165 ans après la réalisation de la ligne Mulhouse-Thann qui semblait fort prometteuse et tournée résolument vers l'Ouest, que reste-t'il de tout ces efforts dans les Vosges?

- La ligne Strasbourg-Saint-Dié, dernière survivante des trois projets de l'entre deux-guerres, a été jusqu'à présent maintenue en service commercial voyageur, mais pour combien de temps encore? L'entente cordiale entre le conseil régional de Lorraine et celui d'Alsace a permis pour le moment de préserver cette liaison centrale, mais son avenir n'est pas assuré compte tenu de la faible démographie des zones traversées côté Lorrain et de la faible fréquentation des TER, particulièrement entre Rothau et St Dié.
- Le tunnel de Saint Marie aux Mines réclamé à corps et à cris pendant près d'un siècle par les habitants des Vosges du Nord et qui assurait une liaison rapide entre Nancy et Sélestat a été abandonné et sacrifié voilà plus de trente ans par une poignée de gens irresponsables de tout bord qui ne juraient que par la suppression et le démantellement des infrastructures pour garantir le développement et la survie du chemin de fer. A l'heure des gigantesques travaux pour assurer la sécurité du tunnel transformé pour la route, alors qu'on s'acharne par tous les moyens à rajouter une voie supplémentaire dans la pleine d'Alsace entre Sélestat et Strasbourg pour fluidifier l'itinéraire Mulhouse-Strasbourg, on ne peut s'empêcher de regretter et de condamner une décision lourde de conséquence et de constater le manque total de clairvoyance des différents responsables de l’époque. Néanmoins, le positionnement trop central de cette liaison vosgienne à caractère essentiellement régional, car débouchant sur des communes peu importantes, lui retira toute considération prioritaire dans la stratégie commerciale de la SNCF qui décida de l'abandonner en 1973, suite à un déficit très important mais délibéré.
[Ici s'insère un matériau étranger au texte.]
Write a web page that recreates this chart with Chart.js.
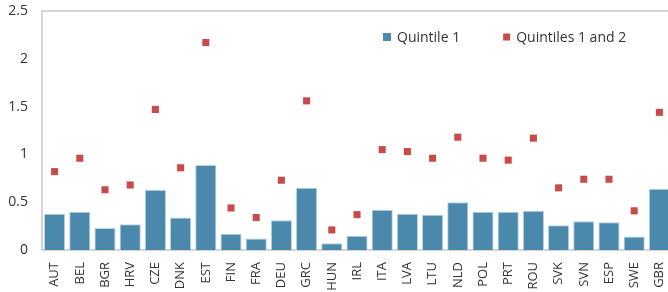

- Le tunnel de Bussang n'est plus qu'un vestige fantôme qui sombre lentement aux oubliettes. Ce projet débuté après la crise économique de 1929 et abandonné peu de temps avant le début de la deuxième guerre mondiale est malheureusement né à une mauvaise période. L'analyse de l'histoire de ce projet montre que l'ingérence du gouvernement dans les procédures, la mauvaise estimation des coûts réels faite par la société Vandewalle & Borie retenue pour le percement conjuguée aux problèmes liés à l'augmentation importante des coûts des matériaux et de la main d’œuvre à l’époque des travaux n'ont fait que compromettre sa réalisation, les atermoiements politiques et la deuxième guerre mondiale lui portant le coup fatidique. Les tensions internationales s'amplifiants avec la montée du nazisme et du mouvement mussolinien, les problèmes du chantier de Bussang n'étaient plus devenus en 1937 une priorité pour le gouvernement. Le projet par le col de Bussang fut alors sacrifié au profit de celui de Ste Marie aux Mines, moins coûteux et plus avancé, qui fut lui complètement achevé.

Aujourd’hui, il est important de défendre le maintien des dernières liaisons directes ou indirectes encore en activité entre l'Alsace et la Lorraine avant que celles-ci ne ferment ou ne soient morcelées.
Si des fermetures au trafic commercial devaient être prononcées, les Vosges redeviendraient un rempart naturel à l'échange des biens et des personnes entre l'Alsace et le reste du pays, ce qui isolerait d'avantage cette dernière, bien que le TGV symbole de la réussite ferroviaire relie depuis juin 2007 Paris à Strasbourg en 2 heures 30.
La réalisation après 2010 de la deuxième branche du TGV Est entre Baudrecourt et Vendenheim marquera, si elle se réalise, la réalisation ultime des percées ferroviaires vosgiennes et clôturera définitivement la longue épopée des liaisons trans-vosgienne, mais ça, c'est une autre histoire!